Family Magazine

A Return to Sanity

By Sherwoods
A few days ago, I came inside from a walk with the children and started cooking dinner.  Kathleen and Sophia were cold from the walk so they went upstairs and started a bath for themselves.  Edwin decided the idea wasn't half bad and trailed after them.  Joseph played quietly by himself, wandering around the house pulling things from drawers and playing with them while I chopped and sautéed onions for black beans and rice.
Nobody crawled up my leg.  I didn't have any helpers standing in front of every drawer and cupboard that contained necessary ingredients.  Joseph's tired/hungry screaming didn't fight for attention over Kathleen and Edwin's squabbling.
I just cooked dinner, set the table, and then took Joseph upstairs for a bath - one thing at a time.  It was like magic.

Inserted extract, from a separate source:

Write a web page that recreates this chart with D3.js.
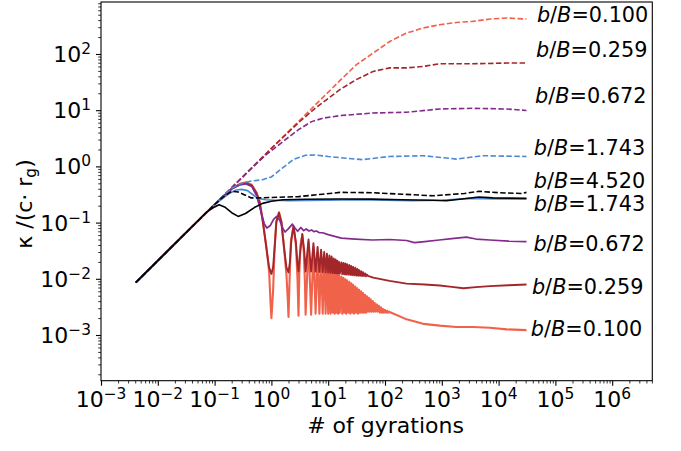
<!DOCTYPE html>
<html><head><meta charset="utf-8">
<script src="https://cdn.jsdelivr.net/npm/d3@7"></script>
<style>
body{margin:0;background:#fff}
text{font-family:"DejaVu Sans",sans-serif;fill:#000}
</style>
</head><body>
<svg id="c" width="681" height="451"></svg>
<script>
// ---- data: diffusion coefficient vs. number of gyrations ----
const ratios = ["0.100", "0.259", "0.672", "1.743", "4.520"];
const colors = ["#f0624a", "#a3262b", "#832a8c", "#4a89d4", "#000000"];

// perpendicular coefficient (solid lines), [gyrations, kappa]
const perp100 = [[0.0041,0.0086],[0.1,0.21],[0.2,0.40],[0.28,0.49],[0.36,0.52],[0.45,0.47],[0.55,0.34],[0.62,0.24],[0.71,0.105],[0.82,0.035],[0.91,0.0136],[0.97,0.0035],[1.0,0.002],[1.07,0.006],[1.14,0.035],[1.22,0.105],[1.36,0.152],[1.5,0.105],[1.67,0.035],[1.84,0.0118],[1.95,0.004],[2.0,0.0021],[2.08,0.008],[2.2,0.045],[2.45,0.085],[2.7,0.04],[2.88,0.01],[3.0,0.0022],[3.1,0.012],[3.25,0.04],[3.5,0.060],[3.72,0.03],[3.9,0.008],[4.0,0.0023],[4.5,0.045],[5,0.0023],[5.5,0.036],[6,0.0024],[6.5,0.030],[7,0.0024],[7.5,0.025],[8,0.0024],[8.5,0.021],[9,0.0024],[9.5,0.018],[10,0.0024],[10.5,0.016],[11,0.0024],[11.5,0.0145],[12,0.0025],[12.5,0.0135],[13,0.0024],[13.5,0.0125],[14,0.0025],[14.5,0.012],[15,0.0024],[15.5,0.0115],[16,0.0025],
  [17,0.0110],[17.7,0.0024],[18.5,0.0104],[19.2,0.0025],[20,0.0098],[20.7,0.0024],[21.5,0.0094],[22.5,0.0025],[23.5,0.0088],[24.5,0.0024],[25.5,0.0083],[26.5,0.0025],[27.5,0.0078],[28.7,0.0024],[30,0.0073],[31.2,0.0025],[32.5,0.0068],[33.7,0.0024],[35,0.0064],[36.5,0.0025],[38,0.0060],[39.5,0.0025],[41,0.0056],[42.7,0.0025],[44.5,0.0052],[46.2,0.0025],[48,0.0049],[50,0.0026],[52,0.0046],[54,0.0026],[56,0.0043],[58.5,0.0026],[61,0.0040],[63.5,0.0026],[66,0.0037],[69,0.0026],[72,0.0035],[75,0.0026],[78,0.0033],[81.5,0.0025],[85,0.0031],[88.5,0.0025],[92,0.0029],[96,0.0025],[100,0.0028],[104.5,0.0025],[109,0.0027],[113.5,0.0025],[118,0.0026],
  [240,0.0019],[470,0.00158],[920,0.00147],[1800,0.00139],[3500,0.00139],[7000,0.00135],[14000,0.00126],[31000,0.00122]];

const perp259 = [[0.0041,0.0086],[0.1,0.21],[0.2,0.40],[0.28,0.48],[0.36,0.50],[0.45,0.46],[0.55,0.33],[0.62,0.23],[0.71,0.10],[0.82,0.034],[0.91,0.016],[1.0,0.0122],[1.07,0.016],[1.14,0.036],[1.22,0.10],[1.36,0.15],[1.5,0.10],[1.67,0.036],[1.84,0.016],[2.0,0.013],[2.12,0.02],[2.25,0.05],[2.45,0.087],[2.7,0.045],[2.88,0.018],[3.0,0.0135],[3.15,0.025],[3.5,0.063],[3.8,0.03],[4.0,0.0135],[4.5,0.050],[5,0.0135],[5.5,0.043],[6,0.0134],[6.5,0.037],[7,0.0133],[7.5,0.033],[8,0.0132],[8.5,0.030],[9,0.013],[9.5,0.028],[10,0.0129],[10.5,0.026],[11,0.0128],[11.5,0.025],[12,0.0127],[12.5,0.023],[13,0.0126],[13.5,0.022],[14,0.0125],[14.5,0.021],[15,0.0124],[15.5,0.020],[16,0.0123],
  [17,0.0196],[17.7,0.0121],[18.5,0.0191],[19.2,0.012],[20,0.0187],[20.7,0.0119],[21.5,0.0182],[22.5,0.0118],[23.5,0.0176],[24.5,0.0117],[25.5,0.0169],[26.5,0.0116],[27.5,0.0163],[28.7,0.0115],[30,0.0157],[31.2,0.0114],[32.5,0.0150],[33.7,0.0113],[35,0.0143],[36.5,0.0113],[38,0.0137],[39.5,0.0112],[41,0.0131],[42.7,0.0112],[44.5,0.0125],[46.2,0.0111],[48,0.0119],[50,0.0113],
  [62,0.0105],[120,0.0092],[240,0.0082],[500,0.0079],[920,0.0076],[1500,0.0072],[2400,0.0068],[4000,0.0071],[7000,0.0074],[15000,0.0077],[31000,0.0079]];

const perp672 = [[0.0041,0.0086],[0.1,0.21],[0.2,0.40],[0.28,0.47],[0.35,0.49],[0.45,0.44],[0.55,0.30],[0.65,0.16],[0.75,0.095],[0.83,0.080],[0.95,0.088],[1.1,0.115],[1.24,0.129],[1.4,0.11],[1.6,0.078],[1.74,0.068],[2.0,0.078],[2.34,0.094],[2.6,0.08],[2.9,0.070],[3.3,0.082],[3.7,0.072],[4.1,0.077],[4.6,0.071],[5.1,0.074],[5.6,0.069],[6.2,0.071],[7,0.066],[8,0.066],[10,0.061],[13,0.057],[17,0.053],[30,0.051],[60,0.049],[120,0.050],[240,0.048],[330,0.044],[500,0.046],[900,0.049],[1500,0.052],[2700,0.055],[4000,0.051],[7000,0.049],[15000,0.047],[31000,0.046]];
const perp1743 = [[0.0041,0.0086],[0.1,0.21],[0.18,0.33],[0.24,0.38],[0.3,0.39],[0.38,0.37],[0.48,0.31],[0.58,0.27],[0.8,0.255],[1.2,0.25],[2,0.245],[4,0.248],[10,0.252],[30,0.255],[100,0.25],[300,0.245],[1000,0.25],[3000,0.27],[10000,0.265],[31000,0.265]];
const perp4520 = [[0.0041,0.0086],[0.07,0.15],[0.1,0.19],[0.12,0.208],[0.15,0.19],[0.2,0.15],[0.26,0.129],[0.35,0.145],[0.5,0.185],[0.7,0.22],[1,0.24],[1.6,0.255],[4,0.26],[16,0.263],[60,0.262],[200,0.255],[700,0.25],[1200,0.245],[2500,0.265],[4500,0.285],[8000,0.275],[31000,0.27]];

// parallel coefficient (dashed lines)
const par100 = [[0.0041,0.0086],[16,33.5],[31.4,64.5],[62,104],[121,167],[238,235],[466,290],[917,331],[1800,364],[3500,380],[7000,418],[14000,437],[31000,418]];
const par259 = [[0.0041,0.0086],[1,2.09],[3,6],[6,11],[16,23.2],[31,34.9],[62,49],[121,56.5],[238,56.5],[466,60],[917,67],[3500,67],[14000,69],[31000,69]];
const par672 = [[0.0041,0.0086],[0.1,0.21],[0.5,1.03],[0.8,1.6],[1.2,2.2],[2,3.3],[3,4.5],[5,6.2],[8,7.2],[16,8.0],[60,8.9],[240,9.2],[900,10.5],[3500,10.8],[14000,10.5],[31000,9.9]];
const par1743 = [[0.0041,0.0086],[0.1,0.21],[0.2,0.41],[0.3,0.5],[0.45,0.55],[0.7,0.58],[1,0.65],[1.6,0.95],[2.5,1.35],[4,1.58],[6,1.6],[10,1.5],[20,1.4],[40,1.32],[120,1.5],[470,1.55],[1800,1.35],[5300,1.55],[31000,1.5]];
const par4520 = [[0.0041,0.0086],[0.1,0.21],[0.15,0.3],[0.2,0.36],[0.26,0.35],[0.34,0.31],[0.44,0.275],[0.6,0.275],[1,0.28],[3,0.29],[8,0.32],[16,0.345],[60,0.34],[200,0.32],[700,0.3],[2500,0.33],[4500,0.36],[10000,0.34],[25000,0.33],[31000,0.345]];

// curve labels and their anchors (gyrations, kappa)
const labelText = ["0.100", "0.259", "0.672", "1.743", "4.520", "1.743", "0.672", "0.259", "0.100"];
const labelX = [4.72e4, 4.55e4, 4.37e4, 4.15e4, 4.15e4, 4.15e4, 4.1e4, 3.86e4, 3.7e4];
const labelY = [376, 89.5, 13.6, 1.61, 0.418, 0.163, 0.0316, 0.00543, 0.00097];

const xMajor = [-3, -2, -1, 0, 1, 2, 3, 4, 5, 6];
const yMajor = [-3, -2, -1, 0, 1, 2];

// ---- layout ----
const svg = d3.select("#c");
const L = 101, R = 652.3, T = 2, B = 380.7;
const x = d3.scaleLog().domain([1e-3, Math.pow(10, 6.706)]).range([L, R]);
const y = d3.scaleLog().domain([Math.pow(10, -3.813), Math.pow(10, 2.925)]).range([B, T]);

svg.append("defs").append("clipPath").attr("id", "clip")
  .append("rect").attr("x", L).attr("y", T).attr("width", R - L).attr("height", B - T);

const plot = svg.append("g").attr("clip-path", "url(#clip)");
const line = d3.line().x(d => x(d[0])).y(d => y(d[1]));

function minors(lo, hi) {
  const out = [];
  for (let e = lo; e <= hi; e++) for (let k = 2; k <= 9; k++) out.push(k * Math.pow(10, e));
  return out;
}

// ---- curves ----
const lwSolid = [2.1, 1.9, 1.7, 1.7, 1.6];
const perps = [perp100, perp259, perp672, perp1743, perp4520];
const pars = [par100, par259, par672, par1743, par4520];

ratios.forEach((r, i) => {
  const c = colors[i];
  plot.append("path").attr("d", line(perps[i])).attr("fill", "none")
    .attr("stroke", c).attr("stroke-width", lwSolid[i]).attr("stroke-linejoin", "round");
  plot.append("path").attr("d", line(pars[i])).attr("fill", "none")
    .attr("stroke", c).attr("stroke-width", 1.6).attr("stroke-dasharray", "5.5,2.4");
});

// ---- axes ----
const ax = svg.append("g");
ax.append("g").attr("transform", `translate(0,${B})`)
  .call(d3.axisBottom(x).tickValues(xMajor.map(e => Math.pow(10, e))).tickSize(5).tickFormat(""))
  .call(s => s.select(".domain").remove())
  .selectAll(".tick line").attr("stroke-width", 1.1);
ax.append("g").attr("transform", `translate(0,${B})`)
  .call(d3.axisBottom(x).tickValues(minors(-3, 6).filter(v => v <= x.domain()[1])).tickSize(2.8).tickFormat(""))
  .call(s => s.select(".domain").remove())
  .selectAll(".tick line").attr("stroke-width", 0.8);

ax.append("g").attr("transform", `translate(${L},0)`)
  .call(d3.axisLeft(y).tickValues(yMajor.map(e => Math.pow(10, e))).tickSize(5).tickFormat(""))
  .call(s => s.select(".domain").remove())
  .selectAll(".tick line").attr("stroke-width", 1.1);
ax.append("g").attr("transform", `translate(${L},0)`)
  .call(d3.axisLeft(y).tickValues(minors(-4, 2).filter(v => v >= y.domain()[0] && v <= y.domain()[1])).tickSize(2.8).tickFormat(""))
  .call(s => s.select(".domain").remove())
  .selectAll(".tick line").attr("stroke-width", 0.8);

svg.append("rect").attr("x", L).attr("y", T).attr("width", R - L).attr("height", B - T)
  .attr("fill", "none").attr("stroke", "#000").attr("stroke-width", 1.1);

const sup = e => (e < 0 ? "\u2212" + (-e) : String(e));
xMajor.forEach(e => {
  const t = svg.append("text").attr("x", x(Math.pow(10, e))).attr("y", 407)
    .attr("text-anchor", "middle").attr("font-size", 22);
  t.append("tspan").text("10");
  t.append("tspan").attr("dy", -8).attr("font-size", 15.4).text(sup(e));
});
yMajor.forEach(e => {
  const t = svg.append("text").attr("x", 91).attr("y", y(Math.pow(10, e)) + 8)
    .attr("text-anchor", "end").attr("font-size", 22);
  t.append("tspan").text("10");
  t.append("tspan").attr("dy", -8).attr("font-size", 15.4).text(sup(e));
});

// axis titles
svg.append("text").attr("x", 385.5).attr("y", 433).attr("text-anchor", "middle")
  .attr("font-size", 22).text("# of gyrations");
const yl = svg.append("text").attr("transform", "translate(32,204) rotate(-90)")
  .attr("text-anchor", "middle").attr("font-size", 22);
yl.append("tspan").text("\u03ba /(c\u00b7 r");
yl.append("tspan").attr("font-size", 15.4).attr("dy", 4).text("g");
yl.append("tspan").attr("dy", -4).text(")");

// curve labels
labelText.forEach((s, i) => {
  const t = svg.append("text").attr("x", x(labelX[i])).attr("y", y(labelY[i])).attr("font-size", 20.8);
  t.append("tspan").attr("font-style", "italic").text("b");
  t.append("tspan").text("/");
  t.append("tspan").attr("font-style", "italic").text("B");
  t.append("tspan").text("=" + s);
});
</script>
</body></html>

Having multiple children engages one in a constant state of forgetting.  You go through various stages with your first child and then forget what they were like and that those stages even exist by the time you get to your second.  The same thing happens for the third, and the fourth.  It's kind of like a bad version of Groundhog Day where Bill Murray wakes up every morning with a case of amnesia.
And so every time I've forgotten about this magical phase in my life where my youngest child is old enough to amuse themselves quietly and I don't have another baby yet to play the ticking time bomb that could go off at any minute.
It's probably during this time that I fool myself into thinking that I could handle another child, no problem.  But this stage is so nice - and it just keeps getting nicer the older my oldest one gets.  The other day we went somewhere and were out during Joseph's nap time - and he didn't dissolve into a puddle of crying baby because he missed his nap.  If we are at a friend's house for dinner, I don't start frantically making kill motions to Brandon the second it's past Joseph's bed time.  And best of all, he can spend significant portions of time wandering around the house amusing himself by making messes.
As cute and squishy as little babies are (and they really are), life is just so much more live-able when they reach the magical self-propelled stage.  I can stop holding my breath waiting for the other shoe to drop and breathe normally again.  It's fantastic.
And those other stages coming up - like potty training?  I've already forgotten them again, so please don't remind me.  I'm enjoying the peace for a few precious moments.